Friday, August 14, 2009

The little things....

The joy of little things....like bubbles. That's what I have to remember sometimes when I'm in the midst of feeling anxious and making perpetual mental to-do lists.

It's another busy week. I have been experiencing a constant nagging that I am not doing enough. I feel dismayed not to have done projects that I have set my mind to do. I don't know whether I procrastinate or whether two young kids does indeed keep me crazy busy - especially with no help around, and when one of them has extra needs. I don't even have time to continue my mid-life crisis...which started a few years ago. Or maybe that's what my anxieties largely consist of. Not getting any time to myself to pursue the interests that I enjoy.

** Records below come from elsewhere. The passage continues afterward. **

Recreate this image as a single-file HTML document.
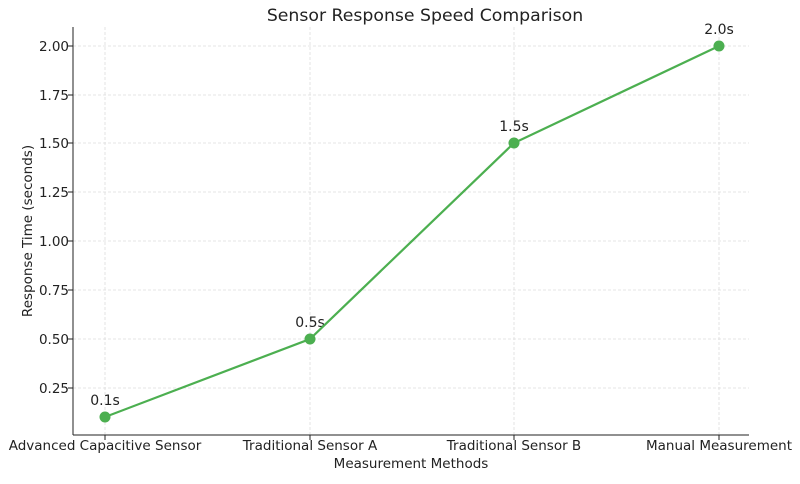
<!DOCTYPE html>
<html><head><meta charset="utf-8"><style>
body{margin:0;background:#fff;}
svg text{font-family:"DejaVu Sans","Liberation Sans",sans-serif;fill:#222;}
</style></head><body>
<svg width="800" height="479" viewBox="0 0 800 479" xmlns="http://www.w3.org/2000/svg">
<rect width="800" height="479" fill="#fff"/>
<g stroke="#ddd" stroke-width="0.8" stroke-dasharray="3,2">
<line x1="105" y1="27" x2="105" y2="435"/>
<line x1="310" y1="27" x2="310" y2="435"/>
<line x1="514" y1="27" x2="514" y2="435"/>
<line x1="719" y1="27" x2="719" y2="435"/>
<line x1="73" y1="46" x2="749" y2="46"/>
<line x1="73" y1="95" x2="749" y2="95"/>
<line x1="73" y1="143" x2="749" y2="143"/>
<line x1="73" y1="192" x2="749" y2="192"/>
<line x1="73" y1="241" x2="749" y2="241"/>
<line x1="73" y1="290" x2="749" y2="290"/>
<line x1="73" y1="339" x2="749" y2="339"/>
<line x1="73" y1="388" x2="749" y2="388"/>
</g>
<g stroke="#222" stroke-width="1">
<line x1="73" y1="27" x2="73" y2="435"/>
<line x1="73" y1="435" x2="749" y2="435"/>
<line x1="68" y1="46" x2="73" y2="46"/><line x1="68" y1="95" x2="73" y2="95"/>
<line x1="68" y1="143" x2="73" y2="143"/><line x1="68" y1="192" x2="73" y2="192"/>
<line x1="68" y1="241" x2="73" y2="241"/><line x1="68" y1="290" x2="73" y2="290"/>
<line x1="68" y1="339" x2="73" y2="339"/><line x1="68" y1="388" x2="73" y2="388"/>
<line x1="105" y1="435" x2="105" y2="440"/><line x1="310" y1="435" x2="310" y2="440"/>
<line x1="514" y1="435" x2="514" y2="440"/><line x1="719" y1="435" x2="719" y2="440"/>
</g>
<g font-size="13.5" text-anchor="end">
<text x="69" y="51">2.00</text><text x="69" y="100">1.75</text>
<text x="69" y="148">1.50</text><text x="69" y="197">1.25</text>
<text x="69" y="246">1.00</text><text x="69" y="295">0.75</text>
<text x="69" y="344">0.50</text><text x="69" y="393">0.25</text>
</g>
<g font-size="13.5" text-anchor="middle">
<text x="105" y="450">Advanced Capacitive Sensor</text>
<text x="310" y="450">Traditional Sensor A</text>
<text x="514" y="450">Traditional Sensor B</text>
<text x="719" y="450">Manual Measurement</text>
<text x="411" y="468">Measurement Methods</text>
<text x="425" y="21" font-size="17.3">Sensor Response Speed Comparison</text>
<text x="105" y="405" font-size="14">0.1s</text>
<text x="310" y="327" font-size="14">0.5s</text>
<text x="514" y="131" font-size="14">1.5s</text>
<text x="719" y="34" font-size="14">2.0s</text>
</g>
<text transform="translate(32,231) rotate(-90)" font-size="13.5" text-anchor="middle">Response Time (seconds)</text>
<polyline points="105,417 310,339 514,143 719,46" fill="none" stroke="#4caf50" stroke-width="2.2"/>
<g fill="#4caf50">
<circle cx="105" cy="417" r="5.5"/><circle cx="310" cy="339" r="5.5"/>
<circle cx="514" cy="143" r="5.5"/><circle cx="719" cy="46" r="5.5"/>
</g>
</svg>
</body></html>
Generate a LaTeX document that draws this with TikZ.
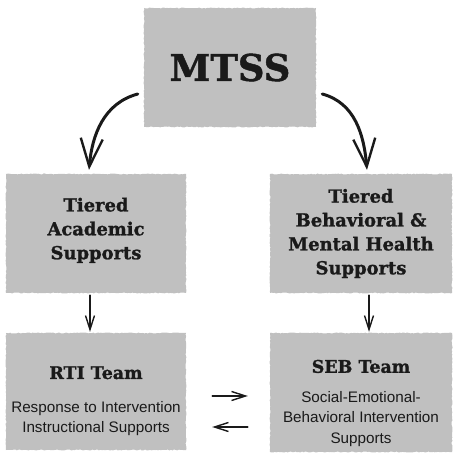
\documentclass[tikz,border=0pt]{standalone}
\usepackage{fontspec}
\setmainfont{Liberation Sans}
\newfontfamily\slabfont{DejaVu Serif}[BoldFeatures={FakeBold=1.3}]
\usetikzlibrary{arrows.meta,positioning,calc,decorations.pathmorphing}
\definecolor{cardgray}{HTML}{C0C0C0}
\definecolor{inkblack}{HTML}{1A1A1A}
\newcommand\teamname{\slabfont\bfseries\fontsize{17.5}{20}\selectfont}
\newcommand\teamtext{\normalfont\fontsize{15.3}{20.5}\selectfont}
\begin{document}
\begin{tikzpicture}[
  x=1bp, y=1bp, >=Straight Barb,
  card/.style={rectangle, fill=cardgray, inner sep=0pt, align=center, text=inkblack,
    decorate, decoration={random steps, segment length=1.6bp, amplitude=0.5bp}},
  head/.style={font=\slabfont\bfseries\fontsize{18}{24}\selectfont},
  team/.style={font=\teamtext},
  bigflow/.style={line width=3bp, inkblack, line cap=round,
    arrows={-Straight Barb[length=28bp, width=22bp, line width=2.4bp]}},
  smallflow/.style={line width=1.4bp, inkblack, line cap=round,
    arrows={-Straight Barb[length=14bp, width=9bp]}},
]
  \pgfmathsetseed{7}
  \useasboundingbox (0,0) rectangle (459,455);
  % boxes
  \node[card, minimum width=172bp, minimum height=119bp,
    font=\slabfont\bfseries\fontsize{37}{40}\selectfont] (MTSS) at (230,387.5) {MTSS};
  \node[card, head, minimum width=180bp, minimum height=119bp] (ACAD) at (96,221.5)
    {Tiered\\Academic\\Supports\rule[-10bp]{0pt}{0pt}};
  \node[card, head, minimum width=182bp, minimum height=119bp] (BEHAV) at (361,221.5)
    {Tiered\\Behavioral \&\\Mental Health\\Supports};
  \node[card, team, minimum width=180bp, minimum height=117bp] (RTI) at (96,63.5)
    {\teamname\rule{0pt}{32bp}RTI Team\\[13bp]Response to Intervention\\Instructional Supports};
  \node[card, team, minimum width=182bp, minimum height=119bp] (SEB) at (361,62.5)
    {\teamname\rule{0pt}{34bp}SEB Team\\[9bp]Social-Emotional-\\Behavioral Intervention\\Supports};
  % arrows
  \draw[bigflow] ([shift={(-6,-26.5)}]MTSS.west) to[out=195, in=85] ([shift={(-7,4)}]ACAD.north);
  \draw[bigflow] ([shift={(6,-26.5)}]MTSS.east) to[out=-15, in=95] ([shift={(6,4)}]BEHAV.north);
  \draw[smallflow] ([shift={(-6,-2)}]ACAD.south) -- ([shift={(-6,1)}]RTI.north);
  \draw[smallflow] ([shift={(8,-2)}]BEHAV.south) -- ([shift={(8,1)}]SEB.north);
  \draw[smallflow] ([shift={(26,-4.5)}]RTI.east) -- ([shift={(-22,-3.5)}]SEB.west);
  \draw[smallflow] ([shift={(-22,-34.5)}]SEB.west) -- ([shift={(26,-35.5)}]RTI.east);
\end{tikzpicture}
\end{document}
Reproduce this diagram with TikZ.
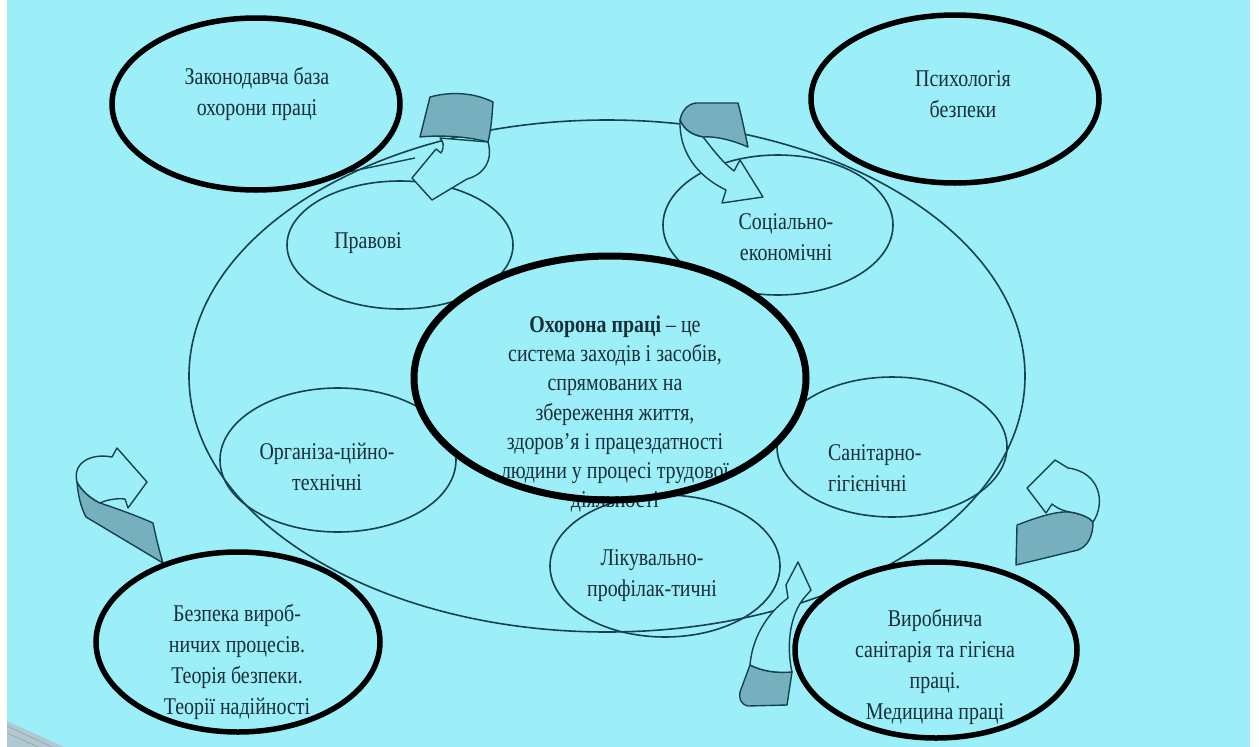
\documentclass[tikz,border=0pt]{standalone}
\usepackage{fontspec}
\setmainfont{Liberation Serif}[FakeStretch=0.83]
\usetikzlibrary{shapes.geometric}
\definecolor{bgc}{RGB}{156,238,249}
\definecolor{edgec}{RGB}{22,66,78}
\definecolor{txtc}{RGB}{24,46,56}
\definecolor{ribbon}{RGB}{118,176,190}
\definecolor{cornerg}{RGB}{175,200,210}
\tikzset{
  thinell/.style={ellipse, draw=edgec, line width=1.6pt, inner sep=0pt},
  thickell/.style={ellipse, draw=black, line width=5.5pt, inner sep=0pt},
  ellbg/.style={ellipse, fill=bgc, inner sep=0pt},
  lbl/.style={text=txtc, align=center, font=\fontsize{24}{31}\selectfont, inner sep=0pt},
  ribback/.style={fill=ribbon, draw=edgec, line width=1.4pt, line join=round},
  ribfront/.style={fill=bgc, draw=edgec, line width=1.4pt, line join=round},
  ribline/.style={draw=edgec, line width=1.4pt},
}
\begin{document}
\begin{tikzpicture}[x=1pt,y=-1pt]
\useasboundingbox (0,0) rectangle (1259,747);
% background
\fill[white] (0,0) rectangle (1259,747);
\fill[bgc] (7,0) rectangle (1250,747);
\fill[cornerg] (7,721) -- (64,747) -- (7,747) -- cycle;
\draw[gray!70, line width=0.8pt] (7,726) -- (52,747) (7,733) -- (38,747);

% large surrounding ellipse
\node[thinell, minimum width=836pt, minimum height=512pt] (big) at (607,376) {};

% inner ellipses
\node[thinell, minimum width=226pt, minimum height=128pt] (prav) at (400,245) {};
\node[thinell, minimum width=230pt, minimum height=140pt] (soc) at (778,225) {};
\node[thinell, minimum width=236pt, minimum height=144pt] (org) at (338,460) {};
\node[thinell, minimum width=230pt, minimum height=140pt] (san) at (892,447) {};
\node[thinell, minimum width=230pt, minimum height=142pt] (lik) at (665,566) {};

\node[lbl] (prav-t) at (368,243) {Правові};
\node[lbl] (soc-t) at (786,237) {Соціально-\\економічні};
\node[lbl] (org-t) at (327,467) {Організа-ційно-\\технічні};
\node[lbl, align=left, anchor=west] (san-t) at (828,468) {Санітарно-\\гігієнічні};
\node[lbl] (lik-t) at (652,576) {Лікувально-\\профілак-тичні};

% central ellipse
\node[ellbg, minimum width=392pt, minimum height=244pt] (core-bg) at (610,378) {};
\node[lbl, font=\fontsize{24}{29.3}\selectfont] (core-t) at (615,414)
  {\textbf{Охорона праці} – це\\система заходів і засобів,\\спрямованих на\\збереження життя,\\здоров’я і працездатності\\людини у процесі трудової\\діяльності};
\node[thickell, line width=7pt, minimum width=392pt, minimum height=244pt] (core) at (610,378) {};

% ribbon arrows
% top-left
\draw[ribline] (348,172) -- (415,158);
\draw[ribback] (430,97) .. controls (452,91) and (475,93) .. (493,102)
  .. controls (492,117) and (491,130) .. (488,142)
  .. controls (465,136) and (440,135) .. (420,137) -- cycle;
\draw[ribfront] (440,138) -- (488,142) .. controls (493,160) and (485,174) .. (467,179)
  -- (432,200) -- (412,178) -- (436,149) -- (441,153)
  .. controls (445,146) and (443,141) .. (440,138) -- cycle;
% top-right
\draw[ribback] (680,120) .. controls (682,110) and (688,104) .. (696,103) -- (738,103)
  .. controls (742,118) and (745,133) .. (748,147)
  .. controls (732,140) and (715,136) .. (703,137)
  .. controls (692,135) and (684,130) .. (680,120) -- cycle;
\draw[ribfront] (680,120) .. controls (679,150) and (695,175) .. (726,190)
  -- (722,203) -- (763,197) -- (740,160) -- (734,171)
  .. controls (720,160) and (712,148) .. (703,137)
  .. controls (692,135) and (684,130) .. (680,120) -- cycle;
% right
\draw[ribback] (1017,525) .. controls (1038,517) and (1056,511) .. (1070,512)
  .. controls (1082,514) and (1090,518) .. (1093,522)
  .. controls (1093,536) and (1088,546) .. (1078,550) -- (1016,565) -- cycle;
\draw[ribfront] (1093,522) .. controls (1106,503) and (1100,472) .. (1068,468)
  -- (1055,460) -- (1027,488) -- (1046,513) -- (1052,504)
  .. controls (1058,509) and (1064,511) .. (1070,512)
  .. controls (1082,514) and (1090,518) .. (1093,522) -- cycle;
% left
\draw[ribback] (77,482) .. controls (78,495) and (81,508) .. (86,517) -- (163,563)
  .. controls (159,550) and (156,537) .. (153,523)
  .. controls (135,515) and (115,508) .. (100,503)
  .. controls (90,498) and (82,491) .. (77,482) -- cycle;
\draw[ribfront] (77,482) .. controls (72,462) and (92,453) .. (112,457)
  -- (117,448) -- (147,482) -- (128,508) -- (125,499)
  .. controls (116,498) and (106,500) .. (100,503)
  .. controls (90,498) and (82,491) .. (77,482) -- cycle;
% bottom
\draw[ribback] (750,665) .. controls (764,672) and (778,673) .. (792,672) -- (787,705)
  -- (748,706) .. controls (740,704) and (739,698) .. (740,692) -- cycle;
\draw[ribfront] (750,665) .. controls (752,640) and (765,615) .. (788,598)
  -- (786,585) -- (798,562) -- (811,590) -- (804,598)
  .. controls (790,615) and (786,645) .. (792,672)
  .. controls (778,673) and (764,672) .. (750,665) -- cycle;

% corner ellipses
\node[thickell, fill=bgc, minimum width=288pt, minimum height=172pt] (tl) at (256,104) {};
\node[lbl] (tl-t) at (257,94) {Законодавча база\\охорони праці};
\node[thickell, fill=bgc, minimum width=288pt, minimum height=168pt] (tr) at (955,99) {};
\node[lbl] (tr-t) at (963,94) {Психологія\\безпеки};
\node[ellbg, minimum width=284pt, minimum height=180pt] (bl-bg) at (238,642) {};
\node[lbl] (bl-t) at (237,662) {Безпека вироб-\\ничих процесів.\\Теорія безпеки.\\Теорії надійності};
\node[thickell, minimum width=284pt, minimum height=180pt] (bl) at (238,642) {};
\node[ellbg, minimum width=282pt, minimum height=176pt] (br-bg) at (936,650) {};
\node[lbl] (br-t) at (935,667) {Виробнича\\санітарія та гігієна\\праці.\\Медицина праці};
\node[thickell, minimum width=282pt, minimum height=176pt] (br) at (936,650) {};
\end{tikzpicture}
\end{document}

Or perhaps I have to learn how to knit, read, play flute while I am at the park, cooking dinner, or changing diapers! And speaking of food. That seems to be the largest part of my day...buying it, preparing it, cooking it...giving the kids meals, snacks...the never-ending dreaded question, "what's shall we have for dinner?" And Bronwyn and River are very picky eaters - River in particular will eat only about 6 things. Bronwyn is better - but she prefers bland food. I find myself preparing 3 separate dinners on most days. Today the kids seem under the weather. By the time Mark gets home I will be huddled in a corner...jabbering nonsense. Eeek....am I a harried housewife?